First some review on derivatives. If \(f : \mathbb{R} \rightarrow \mathbb{R}\) is a function, then the derivative of \(f\) at \(x \in \mathbb{R}\), denoted \((Df)(x)\), is given by \[(Df)(x) = \lim_{h \rightarrow 0} \frac{f(x+h) - f(x)}{h},\] if the limit exists. In this case we say \(f\) is differentiable at \(x \in \mathbb{R}\). We can think of \(Df\) as a function \(\mathbb{R} \rightarrow \mathbb{R}\). In a concrete sense, \((Df)(x)\) is the slope of the best linear approximation to \(f\) at \(x\).

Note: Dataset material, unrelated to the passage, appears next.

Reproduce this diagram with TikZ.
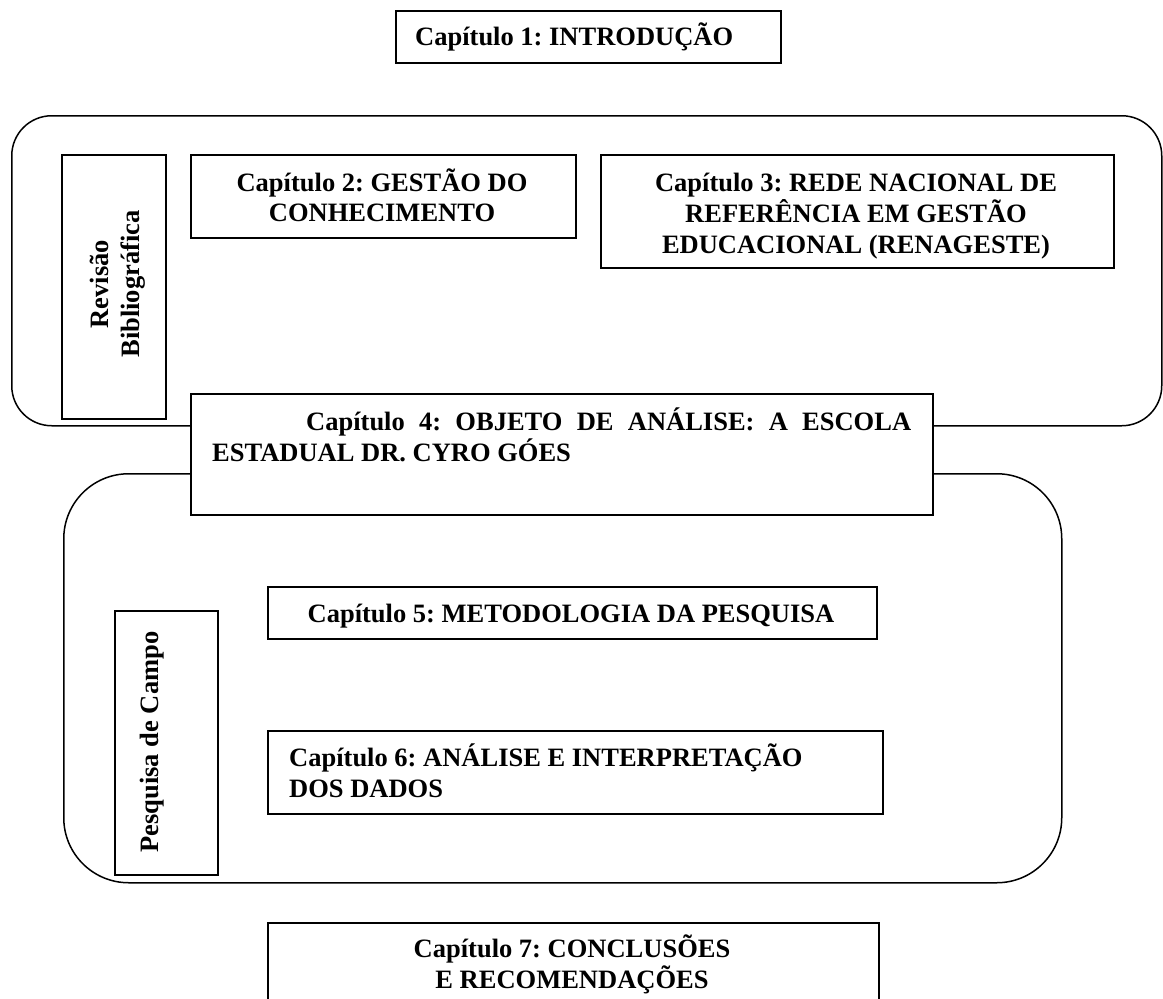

This notion of “best linear approximation” is a useful one, so a natural question is how to generalize it to other kinds of functions. In particular, to functions that take more than one input and produce more than one output; say with signature \(\mathbb{R}^m \rightarrow \mathbb{R}^n\). This is a little more complicated. First off, note that we don’t really need to consider functions with more than one output, since any such function can be constructed out of one-output functions using the universal property of cartesian products. In concrete terms, a function \(f : \mathbb{R}^2 \rightarrow \mathbb{R}^2\) like \[f(x,y) = (2x+y, x-3y)\] is induced by the “coordinate functions” \(f_1(x,y) = 2x+y\) and \(f_2(x,y) = x-3y\). So we’re really interested in finding a “derivative” for functions like \(f : \mathbb{R}^m \rightarrow \mathbb{R}\).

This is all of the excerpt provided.